Transcribe every entry word for word, but skip the images.

- DATA FOR THIS EXERCISE -
:::::

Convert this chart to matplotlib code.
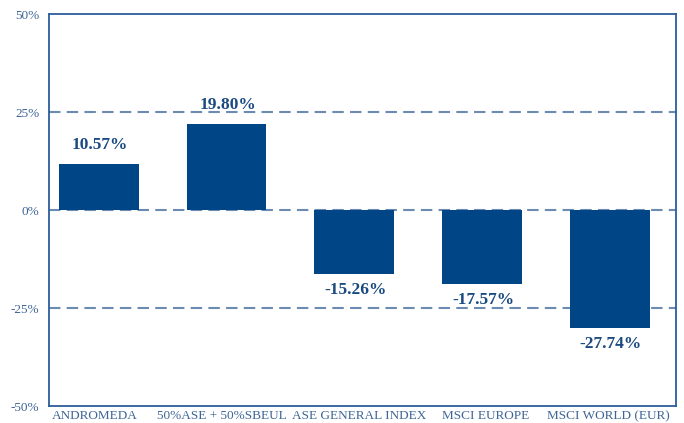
import matplotlib
matplotlib.use("Agg")
import matplotlib.pyplot as plt

categories = ["ANDROMEDA", "50%ASE + 50%SBEUL", "ASE GENERAL INDEX", "MSCI EUROPE", "MSCI WORLD (EUR)"]
bar_heights = [11.7, 21.9, -16.25, -18.8, -30.0]
value_labels = ["10.57%", "19.80%", "-15.26%", "-17.57%", "-27.74%"]
y_ticks = [-50, -25, 0, 25, 50]
y_tick_labels = ["-50%", "-25%", "0%", "25%", "50%"]

bar_color = "#004586"
text_color = "#1a4a80"
tick_color = "#3f6596"
frame_color = "#2a5d9a"
grid_color = "#6b8bb3"

plt.rcParams['font.family'] = ['Liberation Serif', 'DejaVu Serif']

fig = plt.figure(figsize=(6.84, 4.23), dpi=100)
ax = fig.add_axes([49/684, 1-406/423, (676-49)/684, (406-14)/423])

x = list(range(len(categories)))
ax.bar(x, bar_heights, width=0.626, color=bar_color, zorder=3)

for yv in [25, 0, -25]:
    ax.axhline(yv, color=grid_color, lw=1.5, ls=(0, (5.5, 3)), zorder=2)

for xi, h, lab in zip(x, bar_heights, value_labels):
    if h >= 0:
        ax.annotate(lab, (xi, h), xytext=(1, 8), textcoords="offset points",
                    ha="center", va="bottom", fontsize=12.5, fontweight="bold", color=text_color)
    else:
        ax.annotate(lab, (xi, h), xytext=(1, -6), textcoords="offset points",
                    ha="center", va="top", fontsize=12.5, fontweight="bold", color=text_color)

# category label placement nudges (layout only)
label_shift = [-0.03, -0.04, 0.04, 0.03, -0.01]

ax.set_xlim(-0.39, 4.52)
ax.set_ylim(-50, 50)
ax.set_yticks(y_ticks)
ax.set_yticklabels(y_tick_labels)
ax.set_xticks([xi + s for xi, s in zip(x, label_shift)])
ax.set_xticklabels(categories)
ax.tick_params(axis='both', length=0, colors=tick_color, labelsize=9.5)
ax.tick_params(axis='y', pad=7)
ax.tick_params(axis='x', pad=3)
for sp in ax.spines.values():
    sp.set_color(frame_color)
    sp.set_linewidth(1.3)

fig.savefig("out.png", dpi=100)
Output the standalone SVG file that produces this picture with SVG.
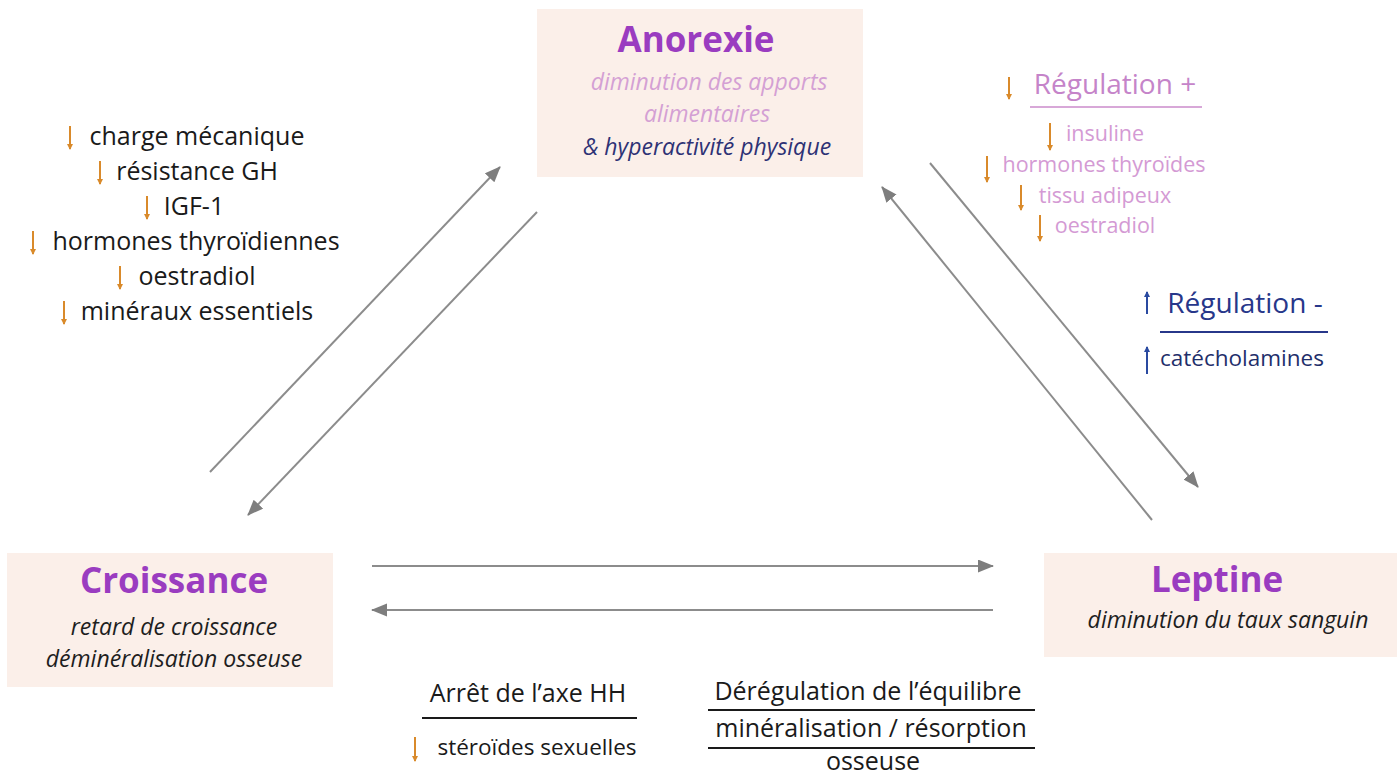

:::::

- RESPONSE -
Convert this chart to matplotlib code.
import matplotlib
matplotlib.use("Agg")
import matplotlib.pyplot as plt

categories = ["ANDROMEDA", "50%ASE + 50%SBEUL", "ASE GENERAL INDEX", "MSCI EUROPE", "MSCI WORLD (EUR)"]
bar_heights = [11.7, 21.9, -16.25, -18.8, -30.0]
value_labels = ["10.57%", "19.80%", "-15.26%", "-17.57%", "-27.74%"]
y_ticks = [-50, -25, 0, 25, 50]
y_tick_labels = ["-50%", "-25%", "0%", "25%", "50%"]

bar_color = "#004586"
text_color = "#1a4a80"
tick_color = "#3f6596"
frame_color = "#2a5d9a"
grid_color = "#6b8bb3"

plt.rcParams['font.family'] = ['Liberation Serif', 'DejaVu Serif']

fig = plt.figure(figsize=(6.84, 4.23), dpi=100)
ax = fig.add_axes([49/684, 1-406/423, (676-49)/684, (406-14)/423])

x = list(range(len(categories)))
ax.bar(x, bar_heights, width=0.626, color=bar_color, zorder=3)

for yv in [25, 0, -25]:
    ax.axhline(yv, color=grid_color, lw=1.5, ls=(0, (5.5, 3)), zorder=2)

for xi, h, lab in zip(x, bar_heights, value_labels):
    if h >= 0:
        ax.annotate(lab, (xi, h), xytext=(1, 8), textcoords="offset points",
                    ha="center", va="bottom", fontsize=12.5, fontweight="bold", color=text_color)
    else:
        ax.annotate(lab, (xi, h), xytext=(1, -6), textcoords="offset points",
                    ha="center", va="top", fontsize=12.5, fontweight="bold", color=text_color)

# category label placement nudges (layout only)
label_shift = [-0.03, -0.04, 0.04, 0.03, -0.01]

ax.set_xlim(-0.39, 4.52)
ax.set_ylim(-50, 50)
ax.set_yticks(y_ticks)
ax.set_yticklabels(y_tick_labels)
ax.set_xticks([xi + s for xi, s in zip(x, label_shift)])
ax.set_xticklabels(categories)
ax.tick_params(axis='both', length=0, colors=tick_color, labelsize=9.5)
ax.tick_params(axis='y', pad=7)
ax.tick_params(axis='x', pad=3)
for sp in ax.spines.values():
    sp.set_color(frame_color)
    sp.set_linewidth(1.3)

fig.savefig("out.png", dpi=100)
Output the standalone SVG file that produces this picture with SVG.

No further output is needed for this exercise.